(Code that draws figures)
+++

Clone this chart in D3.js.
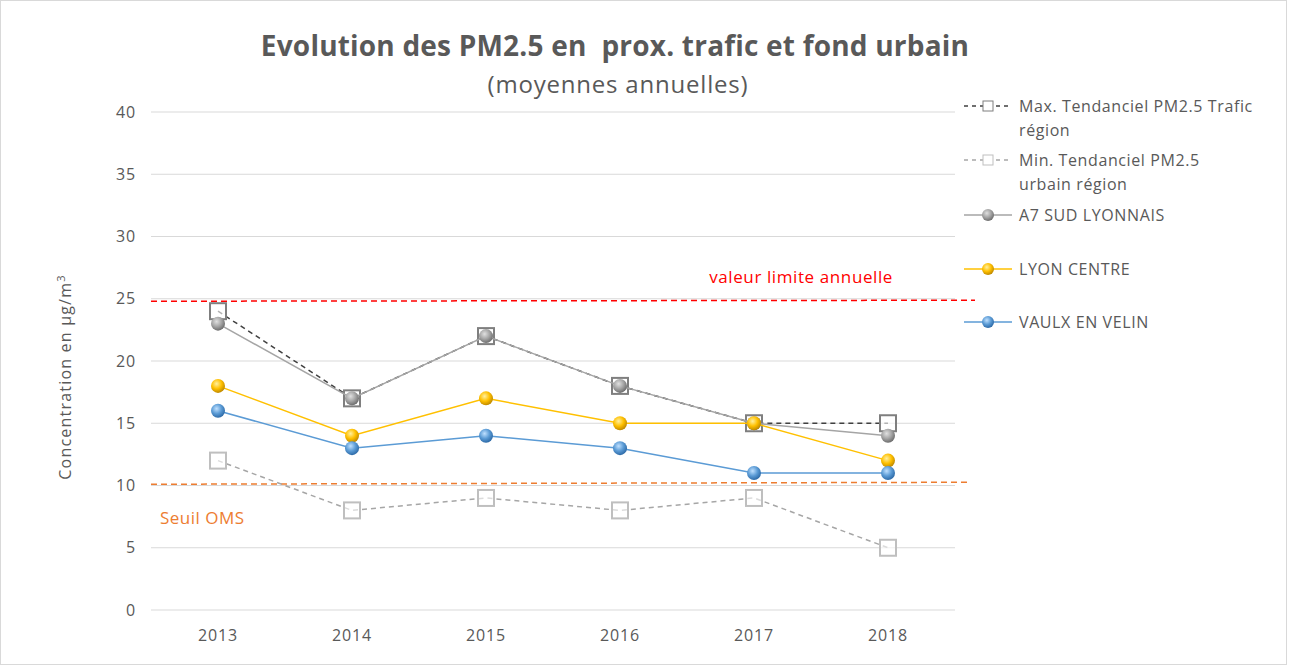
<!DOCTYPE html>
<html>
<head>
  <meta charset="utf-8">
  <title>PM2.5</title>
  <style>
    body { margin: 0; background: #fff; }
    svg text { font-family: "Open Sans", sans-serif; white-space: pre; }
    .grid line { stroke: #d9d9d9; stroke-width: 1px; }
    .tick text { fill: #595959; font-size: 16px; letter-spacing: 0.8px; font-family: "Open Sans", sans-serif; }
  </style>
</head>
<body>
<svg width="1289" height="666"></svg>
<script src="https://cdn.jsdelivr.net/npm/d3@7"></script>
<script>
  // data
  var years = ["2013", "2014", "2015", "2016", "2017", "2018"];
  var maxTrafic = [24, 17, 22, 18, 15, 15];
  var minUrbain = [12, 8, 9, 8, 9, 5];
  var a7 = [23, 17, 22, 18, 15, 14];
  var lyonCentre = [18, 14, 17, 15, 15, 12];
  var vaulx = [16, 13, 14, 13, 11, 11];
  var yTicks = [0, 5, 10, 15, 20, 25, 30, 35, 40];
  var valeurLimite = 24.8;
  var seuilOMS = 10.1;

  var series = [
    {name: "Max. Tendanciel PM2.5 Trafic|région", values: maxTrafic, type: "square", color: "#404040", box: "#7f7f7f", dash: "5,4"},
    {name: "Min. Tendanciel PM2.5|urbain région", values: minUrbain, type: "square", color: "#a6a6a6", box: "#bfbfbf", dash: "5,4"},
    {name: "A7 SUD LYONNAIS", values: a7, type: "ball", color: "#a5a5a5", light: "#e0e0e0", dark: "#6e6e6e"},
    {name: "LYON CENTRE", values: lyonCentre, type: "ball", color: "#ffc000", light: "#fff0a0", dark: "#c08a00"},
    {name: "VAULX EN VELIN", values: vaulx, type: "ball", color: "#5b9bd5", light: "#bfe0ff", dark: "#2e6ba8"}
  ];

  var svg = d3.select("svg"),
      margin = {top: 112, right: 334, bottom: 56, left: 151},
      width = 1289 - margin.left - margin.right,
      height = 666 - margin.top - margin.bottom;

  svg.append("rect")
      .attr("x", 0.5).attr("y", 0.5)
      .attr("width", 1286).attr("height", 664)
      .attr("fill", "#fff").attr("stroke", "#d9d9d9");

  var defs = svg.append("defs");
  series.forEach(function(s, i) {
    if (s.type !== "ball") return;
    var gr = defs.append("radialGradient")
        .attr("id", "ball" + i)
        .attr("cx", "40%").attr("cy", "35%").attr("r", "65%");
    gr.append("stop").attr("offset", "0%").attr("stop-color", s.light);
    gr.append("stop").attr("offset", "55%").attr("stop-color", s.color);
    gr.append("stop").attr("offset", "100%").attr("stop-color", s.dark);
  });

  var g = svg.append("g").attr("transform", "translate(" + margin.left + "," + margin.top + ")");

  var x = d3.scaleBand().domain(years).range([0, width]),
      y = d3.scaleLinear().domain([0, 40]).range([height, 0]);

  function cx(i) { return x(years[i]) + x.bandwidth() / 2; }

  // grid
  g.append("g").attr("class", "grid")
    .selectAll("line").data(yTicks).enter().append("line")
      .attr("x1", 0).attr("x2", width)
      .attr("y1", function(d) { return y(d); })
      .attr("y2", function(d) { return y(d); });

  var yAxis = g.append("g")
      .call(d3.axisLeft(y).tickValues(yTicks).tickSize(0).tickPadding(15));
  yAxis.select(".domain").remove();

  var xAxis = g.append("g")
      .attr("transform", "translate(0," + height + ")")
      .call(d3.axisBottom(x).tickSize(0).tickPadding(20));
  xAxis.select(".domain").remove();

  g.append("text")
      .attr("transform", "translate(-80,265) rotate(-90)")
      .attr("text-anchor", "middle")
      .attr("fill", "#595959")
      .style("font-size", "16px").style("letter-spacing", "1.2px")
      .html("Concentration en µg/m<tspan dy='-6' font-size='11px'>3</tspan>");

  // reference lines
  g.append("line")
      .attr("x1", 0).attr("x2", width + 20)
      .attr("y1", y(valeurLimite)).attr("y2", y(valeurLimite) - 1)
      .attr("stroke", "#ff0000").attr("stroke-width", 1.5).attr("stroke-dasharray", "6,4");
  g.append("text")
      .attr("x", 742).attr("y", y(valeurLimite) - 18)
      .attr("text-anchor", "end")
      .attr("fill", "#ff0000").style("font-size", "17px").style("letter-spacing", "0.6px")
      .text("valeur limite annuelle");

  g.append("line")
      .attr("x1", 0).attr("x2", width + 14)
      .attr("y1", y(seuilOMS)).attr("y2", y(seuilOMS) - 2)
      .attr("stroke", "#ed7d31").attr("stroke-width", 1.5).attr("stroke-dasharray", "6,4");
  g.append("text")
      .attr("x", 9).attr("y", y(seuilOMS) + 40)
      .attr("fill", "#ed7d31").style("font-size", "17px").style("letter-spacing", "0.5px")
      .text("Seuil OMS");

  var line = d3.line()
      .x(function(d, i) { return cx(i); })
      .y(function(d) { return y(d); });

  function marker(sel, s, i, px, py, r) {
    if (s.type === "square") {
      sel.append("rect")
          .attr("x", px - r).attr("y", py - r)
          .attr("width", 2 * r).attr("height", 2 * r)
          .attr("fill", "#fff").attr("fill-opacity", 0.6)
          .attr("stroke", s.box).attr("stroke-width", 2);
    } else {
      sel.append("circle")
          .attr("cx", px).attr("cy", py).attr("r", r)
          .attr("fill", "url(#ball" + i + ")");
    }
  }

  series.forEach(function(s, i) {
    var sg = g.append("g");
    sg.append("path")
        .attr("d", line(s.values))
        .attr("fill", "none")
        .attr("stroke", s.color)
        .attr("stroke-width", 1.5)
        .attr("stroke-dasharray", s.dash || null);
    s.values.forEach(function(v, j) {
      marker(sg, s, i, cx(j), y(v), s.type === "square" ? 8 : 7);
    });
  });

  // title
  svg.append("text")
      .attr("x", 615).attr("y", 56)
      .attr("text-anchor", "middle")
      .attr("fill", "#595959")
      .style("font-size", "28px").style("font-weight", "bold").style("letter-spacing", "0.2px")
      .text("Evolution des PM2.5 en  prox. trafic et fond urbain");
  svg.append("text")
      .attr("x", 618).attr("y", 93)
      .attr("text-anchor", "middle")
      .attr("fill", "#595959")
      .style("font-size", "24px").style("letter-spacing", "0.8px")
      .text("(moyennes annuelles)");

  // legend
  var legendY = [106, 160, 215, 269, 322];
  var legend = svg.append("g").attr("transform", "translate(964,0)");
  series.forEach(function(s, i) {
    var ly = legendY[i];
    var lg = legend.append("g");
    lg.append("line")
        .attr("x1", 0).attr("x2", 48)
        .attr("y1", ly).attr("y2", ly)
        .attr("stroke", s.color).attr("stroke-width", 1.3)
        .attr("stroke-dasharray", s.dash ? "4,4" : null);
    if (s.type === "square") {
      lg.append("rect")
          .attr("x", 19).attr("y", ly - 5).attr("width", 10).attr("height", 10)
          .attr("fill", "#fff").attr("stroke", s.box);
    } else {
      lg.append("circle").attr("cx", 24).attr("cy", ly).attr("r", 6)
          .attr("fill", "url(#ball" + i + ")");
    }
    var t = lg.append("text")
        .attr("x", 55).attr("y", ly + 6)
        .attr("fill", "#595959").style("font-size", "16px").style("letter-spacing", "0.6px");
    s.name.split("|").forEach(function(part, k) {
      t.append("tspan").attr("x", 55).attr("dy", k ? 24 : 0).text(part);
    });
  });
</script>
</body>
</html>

+++

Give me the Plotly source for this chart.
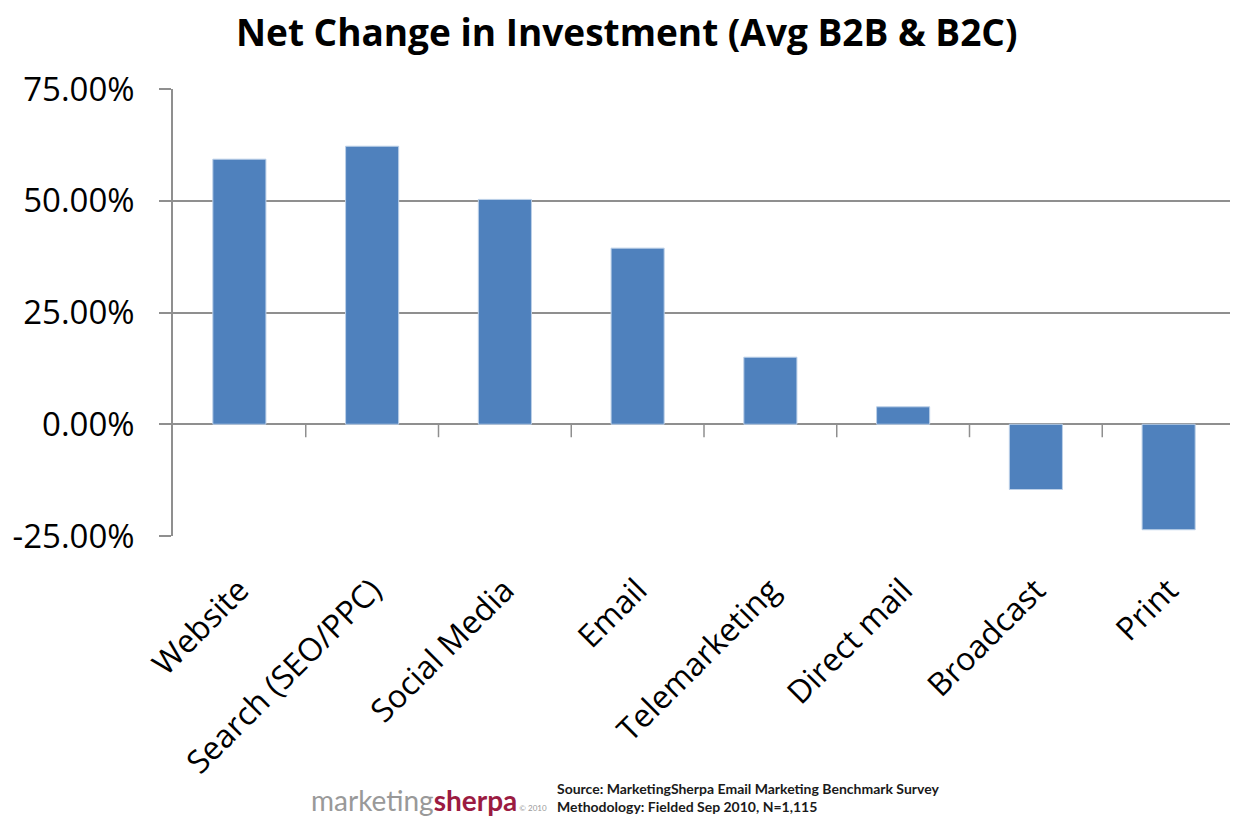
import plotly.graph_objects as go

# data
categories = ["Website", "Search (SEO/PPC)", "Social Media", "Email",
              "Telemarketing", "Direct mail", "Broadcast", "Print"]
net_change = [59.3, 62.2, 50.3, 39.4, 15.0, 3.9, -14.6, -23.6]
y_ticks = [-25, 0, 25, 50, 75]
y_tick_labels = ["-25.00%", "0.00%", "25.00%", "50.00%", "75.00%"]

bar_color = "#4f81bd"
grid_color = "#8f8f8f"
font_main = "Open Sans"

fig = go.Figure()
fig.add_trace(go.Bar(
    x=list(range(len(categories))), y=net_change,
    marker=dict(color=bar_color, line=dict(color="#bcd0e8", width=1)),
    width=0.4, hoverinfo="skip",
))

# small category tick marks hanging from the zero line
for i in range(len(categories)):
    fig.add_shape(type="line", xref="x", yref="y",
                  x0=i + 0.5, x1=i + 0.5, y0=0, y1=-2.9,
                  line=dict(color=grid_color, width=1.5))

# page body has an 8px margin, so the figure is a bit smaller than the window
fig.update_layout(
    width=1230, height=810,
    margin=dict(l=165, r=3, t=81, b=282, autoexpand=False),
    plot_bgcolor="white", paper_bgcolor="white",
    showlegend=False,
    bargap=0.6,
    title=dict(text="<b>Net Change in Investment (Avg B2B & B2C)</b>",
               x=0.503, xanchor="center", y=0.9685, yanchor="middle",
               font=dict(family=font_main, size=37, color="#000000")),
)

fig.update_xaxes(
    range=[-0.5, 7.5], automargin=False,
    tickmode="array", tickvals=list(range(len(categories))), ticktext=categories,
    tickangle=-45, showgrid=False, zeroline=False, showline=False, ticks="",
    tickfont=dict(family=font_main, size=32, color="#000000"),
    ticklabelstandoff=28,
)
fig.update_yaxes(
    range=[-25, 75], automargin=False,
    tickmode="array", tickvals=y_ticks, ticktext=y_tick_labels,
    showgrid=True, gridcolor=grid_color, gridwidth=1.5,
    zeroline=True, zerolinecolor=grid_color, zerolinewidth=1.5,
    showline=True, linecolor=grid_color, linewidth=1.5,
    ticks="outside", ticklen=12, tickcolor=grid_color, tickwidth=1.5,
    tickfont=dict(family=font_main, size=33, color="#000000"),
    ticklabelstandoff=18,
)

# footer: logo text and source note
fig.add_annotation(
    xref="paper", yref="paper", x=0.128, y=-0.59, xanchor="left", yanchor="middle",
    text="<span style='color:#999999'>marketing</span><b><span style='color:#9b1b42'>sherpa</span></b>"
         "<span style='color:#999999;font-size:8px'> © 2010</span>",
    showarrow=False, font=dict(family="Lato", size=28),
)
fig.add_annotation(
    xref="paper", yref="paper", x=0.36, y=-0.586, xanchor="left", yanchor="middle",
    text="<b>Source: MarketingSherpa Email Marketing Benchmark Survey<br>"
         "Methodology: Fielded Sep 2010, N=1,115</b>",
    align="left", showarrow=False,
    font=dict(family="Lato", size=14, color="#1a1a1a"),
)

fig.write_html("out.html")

+++

PROBLEM STATEMENT:
Go through the records above and copy every line with the word "chart".

FINAL RESULT:
Clone this chart in D3.js.
Give me the Plotly source for this chart.

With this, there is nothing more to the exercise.